Texto del Evangelio (Lc 19,41-44): En aquel tiempo, Jesús, al acercarse a Jerusalén y ver la ciudad,
lloró por ella, diciendo: «¡Si también tú conocieras en este día el mensaje de
paz! Pero ahora ha quedado oculto a tus ojos. Porque vendrán días sobre ti, en
que tus enemigos te rodearán de empalizadas, te cercarán y te apretarán por
todas partes, y te estrellarán contra el suelo a ti y a tus hijos que estén
dentro de ti, y no dejarán en ti piedra sobre piedra, porque no has conocido el
tiempo de tu visita».
«¡Si (...) tú conocieras en este día
el mensaje de paz!»
Comentario: Rev. D. Blas RUIZ i López (Ascó,
Tarragona, España)
Hoy, la imagen que nos
presenta el Evangelio es la de un Jesús que «lloró» (Lc 19,41) por la suerte de
la ciudad escogida, que no ha reconocido la presencia de su Salvador.
Conociendo las noticias que se han dado en los últimos tiempos, nos resultaría
fácil aplicar esta lamentación a la ciudad que es —a la vez— santa y fuente de
divisiones.
Pero mirando más allá,
podemos identificar esta Jerusalén con el pueblo escogido, que es la Iglesia, y
—por extensión— con el mundo en el que ésta ha de llevar a término su misión.
Si así lo hacemos, nos encontraremos con una comunidad que, aunque ha alcanzado
cimas altísimas en el campo de la tecnología y de la ciencia, gime y llora,
porque vive rodeada por el egoísmo de sus miembros, porque ha levantado a su
alrededor los muros de la violencia y del desorden moral, porque lanza por los
suelos a sus hijos, arrastrándolos con las cadenas de un individualismo
deshumanizante. En definitiva, lo que nos encontraremos es un pueblo que no ha
sabido reconocer el Dios que la visitaba (cf. Lc 19,44).
Sin embargo, nosotros
los cristianos, no podemos quedarnos en la pura lamentación, no hemos de ser
profetas de desventuras, sino hombres de esperanza. Conocemos el final de la
historia, sabemos que Cristo ha hecho caer los muros y ha roto las cadenas: las
lágrimas que derrama en este Evangelio prefiguran la sangre con la cual nos ha
salvado.
De hecho, Jesús está
presente en su Iglesia, especialmente a través de aquellos más necesitados.

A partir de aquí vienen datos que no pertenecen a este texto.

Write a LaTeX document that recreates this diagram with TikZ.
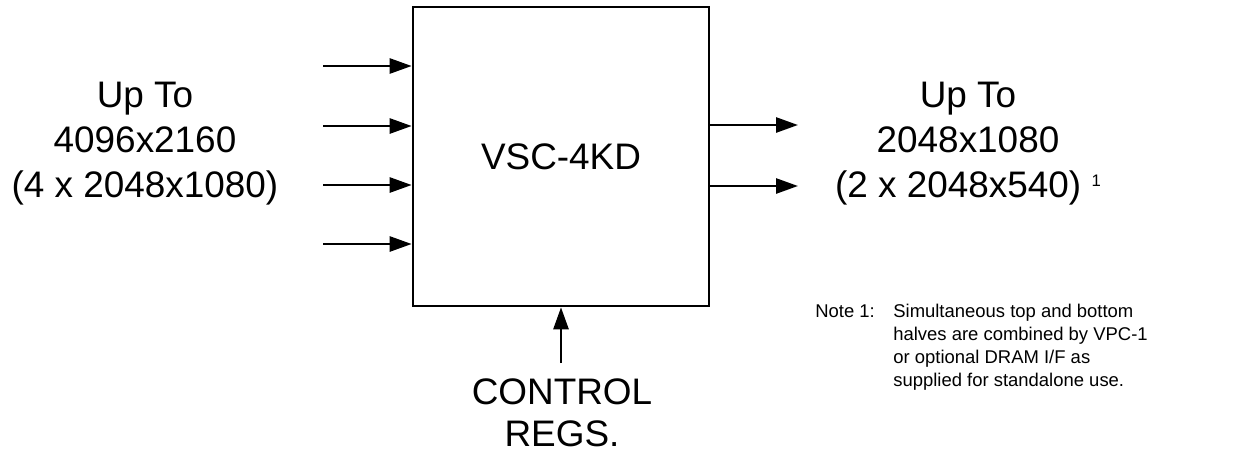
\documentclass[tikz,border=0pt]{standalone}
\usepackage{fontspec}
\setmainfont{Liberation Sans}
\usepackage{tikz}
\usetikzlibrary{arrows.meta, positioning}

\tikzset{
    segnale/.style={line width=1.5pt, -{Triangle[length=0.44cm, width=0.3cm]}},
    testogrande/.style={font=\fontsize{21}{25.5}\selectfont, align=center, inner sep=0pt},
    testonota/.style={font=\fontsize{10.5}{13.1}\selectfont, inner sep=0pt}
}

\begin{document}
\begin{tikzpicture}

    \useasboundingbox (0,0) rectangle (25.06,9.08);

    % ==========================================
    % 1. BLOCCO CENTRALE
    % ==========================================
    \node[draw, line width=1.5pt, minimum width=5.92cm, minimum height=5.98cm,
          font=\fontsize{21}{25.5}\selectfont] (vsc) at (11.22,5.95) {VSC-4KD};

    % ==========================================
    % 2. INGRESSI (A SINISTRA)
    % ==========================================
    \foreach \y/\n in {7.76/1, 6.56/2, 5.38/3, 4.20/4} {
        \coordinate (in\n) at (6.46,\y);
        \draw[segnale] (in\n) -- (in\n -| vsc.west);
    }
    \node[testogrande] (ingresso) at (2.90,6.21) {Up To\\4096x2160\\(4 x 2048x1080)};

    % ==========================================
    % 3. USCITE (A DESTRA)
    % ==========================================
    \coordinate (out1) at (15.96,6.58);
    \coordinate (out2) at (15.96,5.36);
    \draw[segnale] (out1 -| vsc.east) -- (out1);
    \draw[segnale] (out2 -| vsc.east) -- (out2);
    \node[testogrande] (uscita) at (19.36,6.21) {Up To\\2048x1080\\(2 x 2048x540) \raisebox{0.22cm}{\fontsize{9.5}{11}\selectfont 1}};

    % ==========================================
    % 4. CONTROLLO (IN BASSO)
    % ==========================================
    \coordinate (ctl) at (11.22,1.82);
    \draw[segnale] (ctl) -- (ctl |- vsc.south);
    \node[testogrande, font=\fontsize{21}{23.8}\selectfont] (registri) at (11.24,0.83) {CONTROL\\REGS.};

    % Nota
    \node[testonota, anchor=base west] (nota) at (16.30,2.74) {Note 1:};
    \node[testonota, align=left, anchor=north west] (testonota) at (17.86,3.01)
        {Simultaneous top and bottom\\halves are combined by VPC-1\\or optional DRAM I/F as\\supplied for standalone use.};

\end{tikzpicture}
\end{document}
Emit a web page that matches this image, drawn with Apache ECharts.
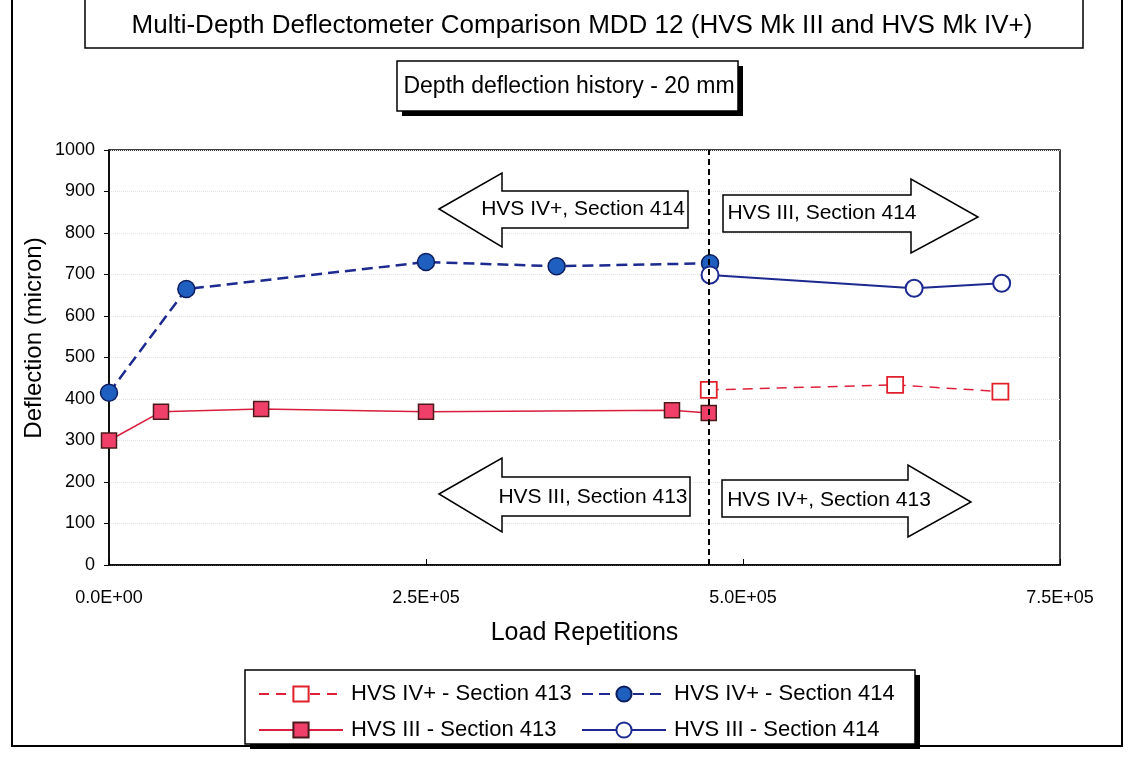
<!DOCTYPE html>
<html>
<head>
<meta charset="utf-8">
<script src="https://cdn.jsdelivr.net/npm/echarts@6/dist/echarts.min.js"></script>
<style>
  html, body { margin: 0; padding: 0; background: #fff; }
  #chart { width: 1128px; height: 764px; }
</style>
</head>
<body>
<div id="chart"></div>
<script>
// load repetitions / deflection (micron)
var xIV413 = [473000, 620000, 703000];
var yIV413 = [422, 434, 418];
var xIV414 = [0, 61000, 250000, 353000, 474000];
var yIV414 = [415, 665, 730, 720, 727];
var xIII413 = [0, 41000, 120000, 250000, 444000, 473000];
var yIII413 = [300, 369, 376, 369, 373, 366];
var xIII414 = [474000, 635000, 704000];
var yIII414 = [699, 667, 679];
var switchAt = 473000;

var names = ['HVS IV+ - Section 413', 'HVS IV+ - Section 414', 'HVS III - Section 413', 'HVS III - Section 414'];
var FONT = 'Liberation Sans, Arial, sans-serif';

function pairs(xs, ys) {
  return xs.map(function (x, i) { return [x, ys[i]]; });
}

// 2.5E+05 style labels
function sci(v) {
  if (v === 0) return '0.0E+00';
  var e = Math.floor(Math.log10(v));
  var m = v / Math.pow(10, e);
  return m.toFixed(1) + 'E+' + (e < 10 ? '0' : '') + e;
}

function arrow(pts, label, cx, cy) {
  return [
    {
      type: 'polygon',
      shape: { points: pts },
      style: { fill: '#fff', stroke: '#000', lineWidth: 1.5 },
      z: 10
    },
    {
      type: 'text',
      x: cx, y: cy,
      style: { text: label, font: '21px ' + FONT, fill: '#000', align: 'center', verticalAlign: 'middle' },
      z: 11
    }
  ];
}

var chart = echarts.init(document.getElementById('chart'));

var graphics = [
  // outer frame
  { type: 'rect', shape: { x: 12, y: -5, width: 1110, height: 751 }, style: { fill: null, stroke: '#000', lineWidth: 2 }, z: 0 },
  // title box
  { type: 'rect', shape: { x: 85, y: -3, width: 998, height: 51 }, style: { fill: '#fff', stroke: '#000', lineWidth: 1.5 }, z: 1 },
  { type: 'text', x: 582, y: 26, style: { text: 'Multi-Depth Deflectometer Comparison MDD 12 (HVS Mk III and HVS Mk IV+)', font: '26px ' + FONT, fill: '#000', align: 'center', verticalAlign: 'middle' }, z: 2 },
  // subtitle box with shadow
  { type: 'rect', shape: { x: 402, y: 66, width: 341, height: 50 }, style: { fill: '#000' }, z: 1 },
  { type: 'rect', shape: { x: 397, y: 61, width: 341, height: 50 }, style: { fill: '#fff', stroke: '#000', lineWidth: 1.5 }, z: 2 },
  { type: 'text', x: 569, y: 87, style: { text: 'Depth deflection history - 20 mm', font: '23px ' + FONT, fill: '#000', align: 'center', verticalAlign: 'middle' }, z: 3 },
  // y axis title, sits a bit above the plot centre like the original
  { type: 'text', x: 34, y: 338, rotation: Math.PI / 2, style: { text: 'Deflection (micron)', font: '24px ' + FONT, fill: '#000', align: 'center', verticalAlign: 'middle' }, z: 3 },
  // legend box with shadow
  { type: 'rect', shape: { x: 250, y: 675, width: 670, height: 74 }, style: { fill: '#000' }, z: 1 },
  { type: 'rect', shape: { x: 245, y: 670, width: 670, height: 74 }, style: { fill: '#fff', stroke: '#000', lineWidth: 1.5 }, z: 2 }
];

graphics = graphics
  .concat(arrow([[439, 209], [502, 173], [502, 191], [688, 191], [688, 228], [502, 228], [502, 247]], 'HVS IV+, Section 414', 583, 209))
  .concat(arrow([[723, 195], [911, 195], [911, 179], [978, 217], [911, 253], [911, 232], [723, 232]], 'HVS III, Section 414', 822, 213))
  .concat(arrow([[439, 494], [502, 458], [502, 477], [690, 477], [690, 516], [502, 516], [502, 532]], 'HVS III, Section 413', 593, 497))
  .concat(arrow([[722, 480], [908, 480], [908, 465], [971, 502], [908, 537], [908, 517], [722, 517]], 'HVS IV+, Section 413', 829, 500));

function legendAt(name, left, top) {
  return {
    left: left, top: top,
    data: [name],
    itemWidth: 84,
    itemHeight: 19,
    textStyle: { fontFamily: FONT, fontSize: 22, color: '#000', padding: [0, 0, 0, 3] },
    z: 5
  };
}

var option = {
  animation: false,
  backgroundColor: '#fff',
  grid: {
    left: 109, right: 68, top: 150, bottom: 199,
    show: true, borderColor: '#000', borderWidth: 1.5, backgroundColor: '#fff'
  },
  legend: [
    legendAt(names[0], 253, 678),
    legendAt(names[1], 576, 678),
    legendAt(names[2], 253, 714),
    legendAt(names[3], 576, 714)
  ],
  xAxis: {
    type: 'value',
    min: 0, max: 750000, interval: 250000,
    name: 'Load Repetitions',
    nameLocation: 'middle',
    nameGap: 56,
    nameTextStyle: { fontFamily: FONT, fontSize: 25, color: '#000' },
    axisLine: { lineStyle: { color: '#000', width: 1.5 } },
    axisTick: { inside: true, length: 6, lineStyle: { color: '#000' } },
    axisLabel: { formatter: sci, fontFamily: FONT, fontSize: 18, color: '#000', margin: 24 },
    splitLine: { show: false }
  },
  yAxis: {
    type: 'value',
    min: 0, max: 1000, interval: 100,
    axisLine: { show: true, lineStyle: { color: '#000', width: 1.5 } },
    axisTick: { show: true, length: 5, lineStyle: { color: '#000' } },
    axisLabel: { formatter: function (v) { return String(v); }, fontFamily: FONT, fontSize: 18, color: '#000', margin: 14 },
    splitLine: { show: true, lineStyle: { color: '#e4e4e4', type: 'dotted' } }
  },
  series: [
    {
      name: names[0], type: 'line', data: pairs(xIV413, yIV413),
      symbol: 'rect', symbolSize: 16,
      lineStyle: { color: '#e0203a', width: 1.5, type: [10, 7] },
      itemStyle: { color: '#fff', borderColor: '#e0202a', borderWidth: 1.8 },
      z: 3
    },
    {
      name: names[1], type: 'line', data: pairs(xIV414, yIV414),
      symbol: 'circle', symbolSize: 17,
      lineStyle: { color: '#1c2a90', width: 2.5, type: [11, 6] },
      itemStyle: { color: '#1f5fbf', borderColor: '#0d1d5d', borderWidth: 1.5 },
      z: 4,
      markLine: {
        silent: true,
        symbol: 'none',
        label: { show: false },
        lineStyle: { color: '#000', width: 2, type: [6, 4] },
        data: [{ xAxis: switchAt }]
      }
    },
    {
      name: names[2], type: 'line', data: pairs(xIII413, yIII413),
      symbol: 'rect', symbolSize: 15,
      lineStyle: { color: '#d81e3c', width: 1.5, type: 'solid' },
      itemStyle: { color: '#f0406a', borderColor: '#4a1a1a', borderWidth: 1.5 },
      z: 3
    },
    {
      name: names[3], type: 'line', data: pairs(xIII414, yIII414),
      symbol: 'circle', symbolSize: 17,
      lineStyle: { color: '#1c2a90', width: 2, type: 'solid' },
      itemStyle: { color: '#fff', borderColor: '#1c2a90', borderWidth: 2 },
      z: 4
    }
  ],
  graphic: graphics
};

chart.setOption(option);
</script>
</body>
</html>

Hemos de advertir esta presencia para entender la ternura que Cristo tiene por
nosotros: es tan excelso su amor, nos dice san Ambrosio, que Él se ha hecho
pequeño y humilde para que lleguemos a ser grandes; Él se ha dejado atar entre
pañales como un niño para que nosotros seamos liberados de los lazos del
pecado; Él se ha dejado clavar en la cruz para que nosotros seamos contados entre
las estrellas del cielo... Por eso, hemos de dar gracias a Dios, y descubrir
presente en medio de nosotros a aquel que nos visita y nos redime.